第41章
立派な人物が‘道’を聞くと、それを実現しようとする
並の人物が‘道’を聞いても行ったり行わなかったり
ダメな人物が‘道’を聞くと、馬鹿にして大笑いする
彼らから笑われるようでないのなら、‘道’と呼ぶに足りない
だから格言には次のようなものがあるのだ
明らかに正しい‘道’は曖昧に思え、
人が取るべき‘道’は間違いのように思え、
異民族の‘道’は自国のもののように思える
すぐれた徳は何もないようであり、純白は汚れているかのようである
誰もが知っている徳は不十分なようであり、
役に立つ徳は不要なもののようであり、
真実は変わってゆくかのようである
大きな四角には角が見えず、
大きな器は完成せず、
大きな音は何の音か分からず、
大きなものは形が分からず、
‘道’は称賛のしようがない
ただ‘道’だけが、すべてを通じて正しいと言えるのだ
(wonderer訳)
ここでの主張は道が人々から理解され難いものであるということでしょう。
人々は無意識に理想を追い求め、自分の空想を現実のように思い込み、真実に目を向けようとはなかなかしないものです。人々の理想は不完全なものなのに、それに気づかず生きてゆくものです。
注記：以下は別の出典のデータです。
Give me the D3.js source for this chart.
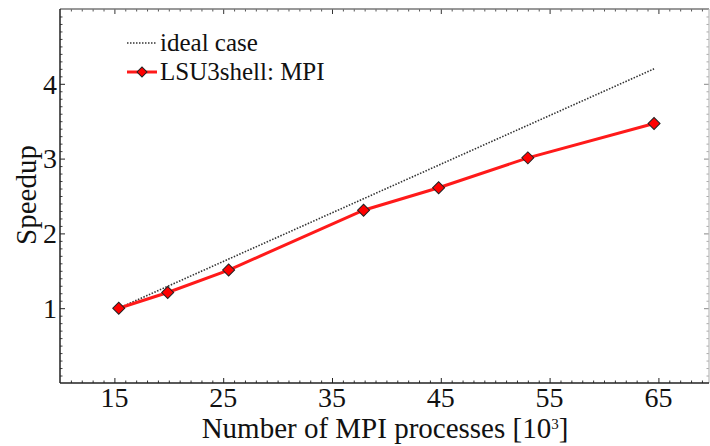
<!DOCTYPE html>
<html>
<head>
<meta charset="utf-8">
<script src="https://cdn.jsdelivr.net/npm/d3@7"></script>
<style>
  body { margin: 0; background: #fff; }
  svg { display: block; font-family: "Liberation Serif", "DejaVu Serif", serif; }
</style>
</head>
<body>
<div id="chart"></div>
<script>
// Data
const processes = [15.4, 19.9, 25.5, 37.9, 44.8, 53.0, 64.6];   // MPI processes [10^3]
const speedup   = [1.0, 1.21, 1.51, 2.31, 2.61, 3.01, 3.47];
const idealX = [15.4, 64.6];
const idealY = [1.0, 4.2];
const xTicks = [15, 25, 35, 45, 55, 65];
const yTicks = [1, 2, 3, 4];

const width = 710, height = 446;
const plotLeft = 60, plotRight = 709, plotTop = 9, plotBottom = 383;

const svg = d3.select("#chart").append("svg")
    .attr("width", width)
    .attr("height", height);

const x = d3.scaleLinear().domain([10, 69.65]).range([plotLeft, plotRight]);
const y = d3.scaleLinear().domain([0, 5]).range([plotBottom, plotTop]);

const minorX = d3.range(11, 70).filter(v => !xTicks.includes(v));
const minorY = d3.range(1, 50).map(v => v / 10).filter(v => !yTicks.includes(v));

function styleAxis(g, color) {
    g.select(".domain").remove();
    g.selectAll("line").attr("stroke", color).attr("stroke-width", 1);
    g.selectAll("text").remove();
}

// bottom axis (ticks pointing inward)
svg.append("g").attr("transform", `translate(0,${plotBottom})`)
    .call(d3.axisBottom(x).tickValues(minorX).tickSize(-2.5).tickFormat(""))
    .call(g => styleAxis(g, "#333"));
svg.append("g").attr("transform", `translate(0,${plotBottom})`)
    .call(d3.axisBottom(x).tickValues(xTicks).tickSize(-5).tickFormat(""))
    .call(g => styleAxis(g, "#222"));
// top axis
svg.append("g").attr("transform", `translate(0,${plotTop})`)
    .call(d3.axisTop(x).tickValues(minorX).tickSize(-2.5).tickFormat(""))
    .call(g => styleAxis(g, "#555"));
svg.append("g").attr("transform", `translate(0,${plotTop})`)
    .call(d3.axisTop(x).tickValues(xTicks).tickSize(-5).tickFormat(""))
    .call(g => styleAxis(g, "#333"));
// left axis
svg.append("g").attr("transform", `translate(${plotLeft},0)`)
    .call(d3.axisLeft(y).tickValues(minorY).tickSize(-2.5).tickFormat(""))
    .call(g => styleAxis(g, "#444"));
svg.append("g").attr("transform", `translate(${plotLeft},0)`)
    .call(d3.axisLeft(y).tickValues(yTicks).tickSize(-5).tickFormat(""))
    .call(g => styleAxis(g, "#222"));
// right axis
svg.append("g").attr("transform", `translate(${plotRight},0)`)
    .call(d3.axisRight(y).tickValues(minorY).tickSize(-2.5).tickFormat(""))
    .call(g => styleAxis(g, "#aaa"));
svg.append("g").attr("transform", `translate(${plotRight},0)`)
    .call(d3.axisRight(y).tickValues(yTicks).tickSize(-5).tickFormat(""))
    .call(g => styleAxis(g, "#888"));

// frame
svg.append("line").attr("x1", plotLeft).attr("x2", plotRight).attr("y1", plotTop).attr("y2", plotTop)
    .attr("stroke", "#777").attr("stroke-width", 1.5);
svg.append("line").attr("x1", plotRight).attr("x2", plotRight).attr("y1", plotTop).attr("y2", plotBottom)
    .attr("stroke", "#bbb").attr("stroke-width", 1.2);
svg.append("line").attr("x1", plotLeft).attr("x2", plotRight).attr("y1", plotBottom).attr("y2", plotBottom)
    .attr("stroke", "#222").attr("stroke-width", 1.5);
svg.append("line").attr("x1", plotLeft).attr("x2", plotLeft).attr("y1", plotTop).attr("y2", plotBottom)
    .attr("stroke", "#222").attr("stroke-width", 1.5);

// tick labels
svg.append("g").selectAll("text")
    .data(xTicks)
    .join("text")
    .attr("x", d => x(d))
    .attr("y", 407)
    .attr("text-anchor", "middle")
    .attr("font-size", 28)
    .attr("fill", "#111")
    .text(d => d);

svg.append("g").selectAll("text")
    .data(yTicks)
    .join("text")
    .attr("x", 57)
    .attr("y", d => y(d))
    .attr("dy", "0.35em")
    .attr("text-anchor", "end")
    .attr("font-size", 28)
    .attr("fill", "#111")
    .text(d => d);

// axis titles
const xt = svg.append("text")
    .attr("x", 385)
    .attr("y", 438)
    .attr("text-anchor", "middle")
    .attr("font-size", 29)
    .attr("fill", "#111");
xt.append("tspan").text("Number of MPI processes [10");
xt.append("tspan").attr("font-size", 15).attr("dy", -9).text("3");
xt.append("tspan").attr("dy", 9).text("]");

svg.append("text")
    .attr("transform", "translate(36,195) rotate(-90)")
    .attr("text-anchor", "middle")
    .attr("font-size", 29)
    .attr("fill", "#111")
    .text("Speedup");

// ideal line
const ideal = idealX.map((v, i) => [v, idealY[i]]);
svg.append("path")
    .datum(ideal)
    .attr("fill", "none")
    .attr("stroke", "#333")
    .attr("stroke-width", 1.6)
    .attr("stroke-dasharray", "1.5,1.5")
    .attr("d", d3.line().x(d => x(d[0])).y(d => y(d[1])));

// measured line
const pts = processes.map((v, i) => [v, speedup[i]]);
svg.append("path")
    .datum(pts)
    .attr("fill", "none")
    .attr("stroke", "#ff1a1a")
    .attr("stroke-width", 3)
    .attr("d", d3.line().x(d => x(d[0])).y(d => y(d[1])));

const diamond = d3.symbol().type(d3.symbolSquare).size(72);
svg.append("g").selectAll("path")
    .data(pts)
    .join("path")
    .attr("d", diamond)
    .attr("transform", d => `translate(${x(d[0])},${y(d[1])}) rotate(45)`)
    .attr("fill", "#ff0000")
    .attr("stroke", "#222")
    .attr("stroke-width", 1);

// legend
const legend = svg.append("g");
legend.append("line")
    .attr("x1", 127).attr("x2", 157).attr("y1", 43).attr("y2", 43)
    .attr("stroke", "#333").attr("stroke-width", 1.6)
    .attr("stroke-dasharray", "1.5,1.5");
legend.append("text")
    .attr("x", 160).attr("y", 51)
    .attr("font-size", 25).attr("fill", "#111")
    .text("ideal case");
legend.append("line")
    .attr("x1", 127).attr("x2", 157).attr("y1", 72).attr("y2", 72)
    .attr("stroke", "#ff1a1a").attr("stroke-width", 3);
legend.append("path")
    .attr("d", d3.symbol().type(d3.symbolSquare).size(50))
    .attr("transform", "translate(142,72) rotate(45)")
    .attr("fill", "#ff0000").attr("stroke", "#222").attr("stroke-width", 1);
legend.append("text")
    .attr("x", 160).attr("y", 80)
    .attr("font-size", 25).attr("fill", "#111")
    .text("LSU3shell: MPI");
</script>
</body>
</html>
老子はここでそれに気がつかせようとしているのでしょう。そして、本当の理想である「道」は簡単には理解できないものだと言いたいようです。
本当の理想が理解できないのは、実は認識が間違っているからです。重要な点は二つあると思います。
一つは基準です。人は何を基準とすべきかわかっていないので、迷ったり間違ったりするのです。
もう一つは現実認識です。私の見る限り、ほとんどの人は現実を正しく見ようとはしていません。自分の想像を現実と思い込んでいることがほとんどです。
現実を正しく見ることができたなら、基準を当てはめても何も問題はありません。しかし、現実を正しく認識できていないのに基準を当てはめたら、いくら基準が正しくても正しい判断にはならないのです。
たとえば事件があった時、犯人を捕まえて罰しなければなりません。犯人がはっきりわかれば罰しても問題ないでしょうが、犯人がわからないのに罰することなどできませんし、犯人ではない人を犯人と勘違いした場合、いくら法が正しくても罰することは大問題です。だから裁判を行って真実を明らかにし、その後に罰するのです。裁判をしないで罰するというのは、無実の人を苦しめることになる可能性があるのです。
日本の法律では誰でも裁判を受ける権利があります。また、個人的に罰を行うことはできませんし、裁判を行わないで罰することは明確な証拠がない限りできませんが、このような理由からです。
人々は科学的根拠がないことでも、自分が正しく判断していると思い込み、行動しています。これは人々を不幸に陥れる間違いであると言えるでしょう。自分は世の中を正しく見ているのかどうか、理解しなければなりません。分かっていないと悟ることも、理解への第一歩です。
現代は科学の時代ですが、科学者の多くは興味本位や必要に応じて研究をしているのが現状のようです。実際には、科学者であっても真実を正しく見つめようとする人は、やはり多くは存在しないでしょう。
何を基準とすべきか、現実はどのようであるかを正しく認識することは、自分の努力でできるものです。そして、いったん可能になってしまえば、あとは自然に分かるものです。本当に幸せに生きる社会を作るのなら、避けては通れない道です。
40章を飛ばして41章なのは、帛書老子がこの順番だからです。